* [Rows]
- - - - -
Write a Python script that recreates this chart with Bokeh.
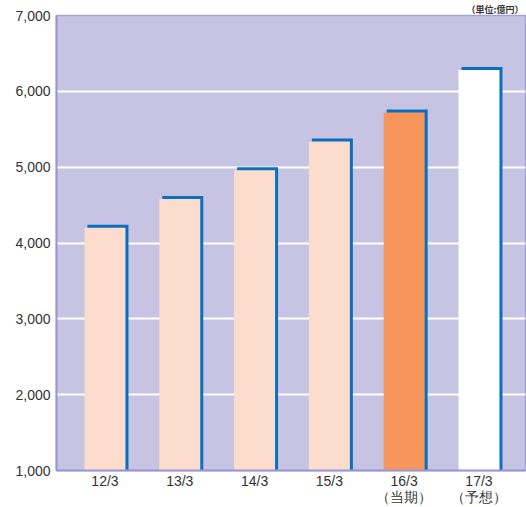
from bokeh.plotting import figure
from bokeh.models import FixedTicker, NumeralTickFormatter, Range1d
from bokeh.embed import file_html
from bokeh.resources import INLINE

# Fiscal periods and revenue (100 million yen)
periods = ["12/3", "13/3", "14/3", "15/3", "16/3", "17/3"]
notes = ["", "", "", "", "（当期）", "（予想）"]
values = [4200, 4580, 4960, 5340, 5720, 6280]
face_colors = ["#fcdccd", "#fcdccd", "#fcdccd", "#fcdccd", "#f7965a", "#ffffff"]
y_ticks = [1000, 2000, 3000, 4000, 5000, 6000, 7000]

W, H = 526, 507
ML, MR, MT, MB = 56, 1, 0, 20
frame_w = W - ML - MR
frame_h = 457

x0, x1 = -0.648, 5.622
y0, y1 = 1000, 7000
px_x = frame_w / (x1 - x0)
px_y = frame_h / (y1 - y0)

p = figure(width=W, height=H, output_backend="svg", toolbar_location=None,
           x_range=Range1d(x0, x1), y_range=Range1d(y0, y1),
           min_border_left=ML, min_border_right=MR, min_border_top=MT,
           min_border_bottom=MB, title="（単位:億円）")
p.title.align = "right"
p.title.text_font = "Noto Sans CJK JP"
p.title.text_font_size = "9px"
p.title.text_font_style = "bold"
p.title.text_color = "#333333"
p.title.standoff = 0
p.title.offset = 2

p.background_fill_color = "#c6c4e2"
p.border_fill_color = "#ffffff"
p.outline_line_color = "#a7a1d8"
p.outline_line_width = 1.5

xs = list(range(len(periods)))
bar_w = 41 / px_x
dx = 3 / px_x
dy = 3 / px_y

# blue drop shadow, offset up and to the right
p.vbar(x=[x + dx for x in xs], top=[v + dy for v in values], bottom=y0,
       width=bar_w, fill_color="#0b6fbd", line_color=None)
# bar faces
p.vbar(x=xs, top=values, bottom=y0, width=bar_w,
       fill_color=face_colors, line_color=None)

p.xgrid.grid_line_color = None
p.ygrid.ticker = FixedTicker(ticks=y_ticks)
p.ygrid.grid_line_color = "#ffffff"
p.ygrid.grid_line_width = 2
p.ygrid.level = "underlay"

p.yaxis.ticker = FixedTicker(ticks=y_ticks)
p.yaxis.formatter = NumeralTickFormatter(format="0,0")
p.yaxis.axis_line_color = "#9b95d3"
p.yaxis.axis_line_width = 2
p.yaxis.major_tick_line_color = None
p.yaxis.minor_tick_line_color = None
p.yaxis.major_tick_out = 0
p.yaxis.minor_tick_out = 0
p.yaxis.major_label_text_font = "Liberation Sans"
p.yaxis.major_label_text_font_size = "14px"
p.yaxis.major_label_text_color = "#333333"
p.yaxis.major_label_standoff = 6

p.xaxis.ticker = FixedTicker(ticks=xs)
p.xaxis.major_label_overrides = {
    i: (s + "\n" + n if n else s) for i, (s, n) in enumerate(zip(periods, notes))
}
p.xaxis.axis_line_color = "#9b95d3"
p.xaxis.axis_line_width = 2
p.xaxis.major_tick_line_color = None
p.xaxis.minor_tick_line_color = None
p.xaxis.major_tick_out = 0
p.xaxis.minor_tick_out = 0
p.xaxis.major_label_text_font = "Liberation Sans"
p.xaxis.major_label_text_font_size = "14px"
p.xaxis.major_label_text_color = "#333333"
p.xaxis.major_label_standoff = 2
p.xaxis.major_label_text_line_height = 1.0

open("out.html", "w").write(file_html(p, INLINE))
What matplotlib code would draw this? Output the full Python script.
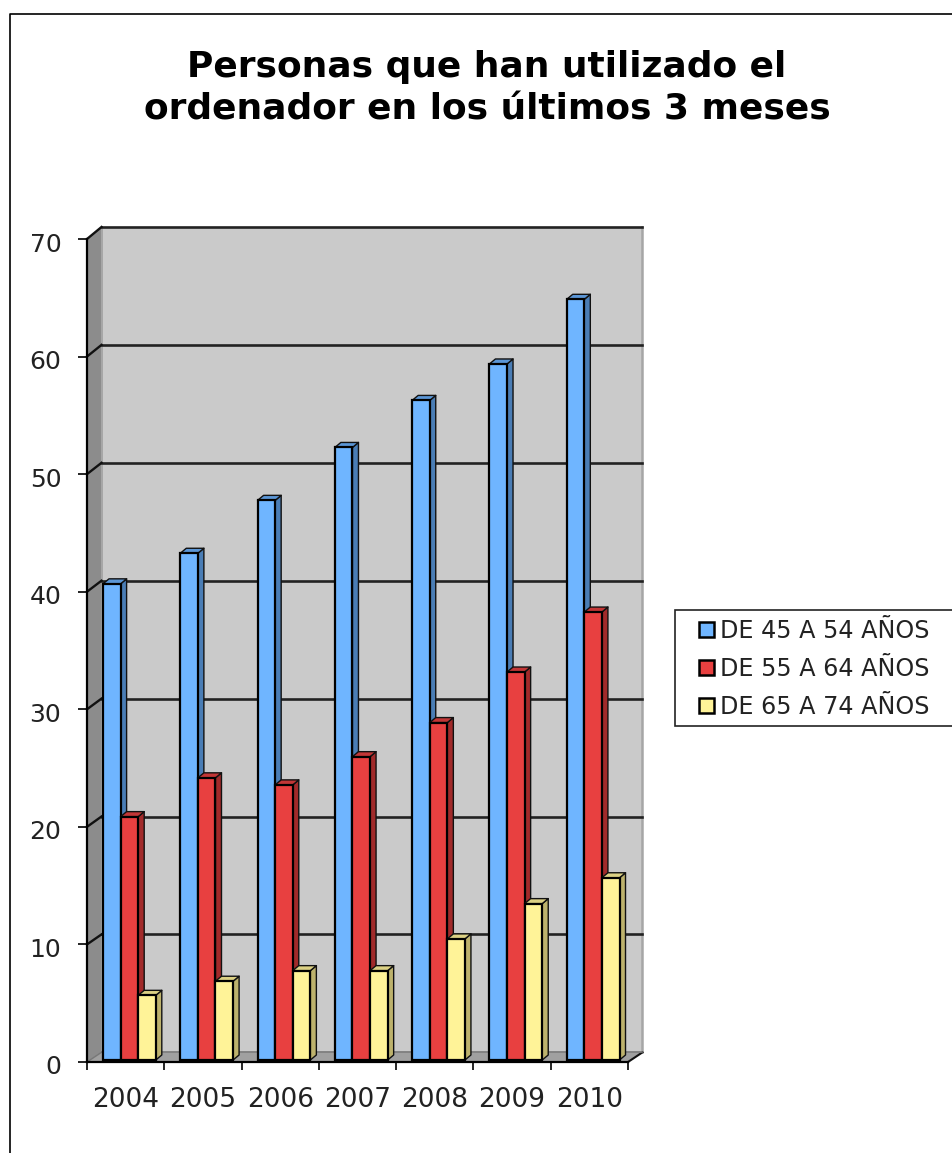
import matplotlib
matplotlib.use('Agg')
import matplotlib.pyplot as plt
from matplotlib.patches import Polygon, Rectangle
from matplotlib.lines import Line2D
from matplotlib.transforms import ScaledTranslation

years = ['2004', '2005', '2006', '2007', '2008', '2009', '2010']
de_45_54 = [40.5, 43.1, 47.6, 52.1, 56.1, 59.2, 64.7]
de_55_64 = [20.7, 24.0, 23.4, 25.8, 28.7, 33.0, 38.1]
de_65_74 = [5.5, 6.7, 7.6, 7.6, 10.3, 13.3, 15.5]
series_names = ['DE 45 A 54 AÑOS', 'DE 55 A 64 AÑOS', 'DE 65 A 74 AÑOS']
y_ticks = [0, 10, 20, 30, 40, 50, 60, 70]

W, H = 952, 1153
PX_X = 541 / 7   # pixels per category
PX_Y = 823 / 70  # pixels per unit

fig = plt.figure(figsize=(W / 100, H / 100), dpi=100, facecolor='white')
ax = fig.add_axes([87 / W, 1 - 1062 / H, 541 / W, 823 / H])
ax.set_xlim(0, 7)
ax.set_ylim(0, 70)
ax.patch.set_visible(False)


def wall_y(t):
    # back wall sits a little higher at the top than at the floor
    return t + (9.7 + 2.3 * t / 70) / PX_Y


# depth of the fake 3d box and of the bars
wall_dx = 14.5 / PX_X
bar_dx, bar_dy = 6 / PX_X, 5 / PX_Y
base = 2 / PX_Y
start = 16 / PX_X
width = 17.6 / PX_X

ax.add_patch(Polygon([(wall_dx, wall_y(0)), (7 + wall_dx, wall_y(0)), (7 + wall_dx, wall_y(70)), (wall_dx, wall_y(70))],
                     facecolor='#cacaca', edgecolor='none', zorder=1, clip_on=False))
ax.add_patch(Polygon([(0, 0), (wall_dx, wall_y(0)), (wall_dx, wall_y(70)), (0, 70)],
                     facecolor='#8c8c8c', edgecolor='none', zorder=1, clip_on=False))
ax.add_patch(Polygon([(0, 0), (7, 0), (7 + wall_dx, wall_y(0)), (wall_dx, wall_y(0))],
                     facecolor='#a0a0a0', edgecolor='none', zorder=1, clip_on=False))
ax.plot([7 + wall_dx, 7 + wall_dx], [wall_y(0), wall_y(70)], color='#a6a6a6', lw=1.8, zorder=1.5, clip_on=False)
ax.plot([wall_dx, wall_dx], [wall_y(0), wall_y(70)], color='#a6a6a6', lw=1.4, zorder=1.5, clip_on=False)

for t in y_ticks:
    if t == 0:
        ax.plot([7, 7 + wall_dx], [0, wall_y(0)], color='#111111', lw=1.5, zorder=2, clip_on=False)
        ax.plot([0, wall_dx], [0, wall_y(0)], color='#777777', lw=1.0, zorder=2, clip_on=False)
        ax.plot([wall_dx, 7 + wall_dx], [wall_y(0), wall_y(0)], color='#777777', lw=1.2, zorder=2, clip_on=False)
    else:
        ax.plot([wall_dx, 7 + wall_dx], [wall_y(t), wall_y(t)], color='#222222', lw=1.9, zorder=2, clip_on=False)
        ax.plot([0, wall_dx], [t, wall_y(t)], color='#111111', lw=1.7, zorder=2, clip_on=False)

styles = [('#6fb5ff', '#4a7db5', '#5b96d6'),
          ('#e84040', '#a12a2a', '#c23636'),
          ('#fff398', '#bdb26c', '#dcd184')]
series = [de_45_54, de_55_64, de_65_74]

for i in range(len(years)):
    for j, values in enumerate(series):
        x0 = i + start + j * width
        top = base + values[i]
        z = 3 + i + j * 0.2
        front, side, cap = styles[j]
        ax.add_patch(Polygon([(x0 + width, base), (x0 + width + bar_dx, base + bar_dy),
                              (x0 + width + bar_dx, top + bar_dy), (x0 + width, top)],
                             facecolor=side, edgecolor='#111111', lw=1.0, zorder=z, clip_on=False, joinstyle='round'))
        ax.add_patch(Polygon([(x0, top), (x0 + width, top), (x0 + width + bar_dx, top + bar_dy), (x0 + bar_dx, top + bar_dy)],
                             facecolor=cap, edgecolor='#111111', lw=1.0, zorder=z, clip_on=False, joinstyle='round'))
        ax.bar(x0, values[i], width, bottom=base, align='edge', color=front, edgecolor='black', lw=1.6,
               zorder=z + 0.05, clip_on=False)

for name in ['top', 'right']:
    ax.spines[name].set_visible(False)
for name in ['left', 'bottom']:
    ax.spines[name].set_linewidth(1.6)
    ax.spines[name].set_zorder(20)

ax.set_yticks(y_ticks)
ax.set_xticks(range(8))
ax.set_xticklabels([])
ax.set_xticks([i + 0.5 for i in range(7)], minor=True)
ax.set_xticklabels(years, minor=True)
ax.tick_params(axis='x', which='major', length=6, width=1.2, color='black')
ax.tick_params(axis='x', which='minor', length=0, labelsize=19, pad=18, labelcolor='#222222')
ax.tick_params(axis='y', length=6.5, width=1.2, labelsize=18, pad=12, labelcolor='#222222')
for label in ax.get_yticklabels():
    label.set_transform(label.get_transform() + ScaledTranslation(0, -3 / 100, fig.dpi_scale_trans))

fig.text(487 / W, 1 - 67 / H, 'Personas que han utilizado el', ha='center', va='center',
         fontsize=25.9, fontweight='bold', color='black')
fig.text(487 / W, 1 - 109 / H, 'ordenador en los últimos 3 meses', ha='center', va='center',
         fontsize=25.9, fontweight='bold', color='black')

# legend frame runs off the right of the picture
fig.add_artist(Rectangle((675 / W, 1 - 726 / H), 300 / W, 116 / H, transform=fig.transFigure,
                         facecolor='white', edgecolor='#222222', lw=1.2))
handles = [Rectangle((0, 0), 1, 1, facecolor=s[0], edgecolor='black', lw=1.8) for s in styles]
leg = fig.legend(handles, series_names, loc='center left', bbox_to_anchor=(699 / W, 1 - 669 / H),
                 frameon=False, fontsize=17.2, handlelength=0.62, handleheight=0.62, handletextpad=0.27,
                 labelspacing=0.58, labelcolor='#222222', borderpad=0, borderaxespad=0)

# page border
fig.add_artist(Line2D([10 / W, 10 / W, 1], [0, 1 - 14 / H, 1 - 14 / H], color='black', lw=1.2, transform=fig.transFigure))

fig.savefig('out.png', dpi=100)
- - - - -
* [Problem details] Keep to the stretch from the line containing "What matplotlib code" through the line containing "from matplotlib.transforms import", both ends included, and copy it exactly from the listing above, minus the pictures.

* [Task solution]
What matplotlib code would draw this? Output the full Python script.
import matplotlib
matplotlib.use('Agg')
import matplotlib.pyplot as plt
from matplotlib.patches import Polygon, Rectangle
from matplotlib.lines import Line2D
from matplotlib.transforms import ScaledTranslation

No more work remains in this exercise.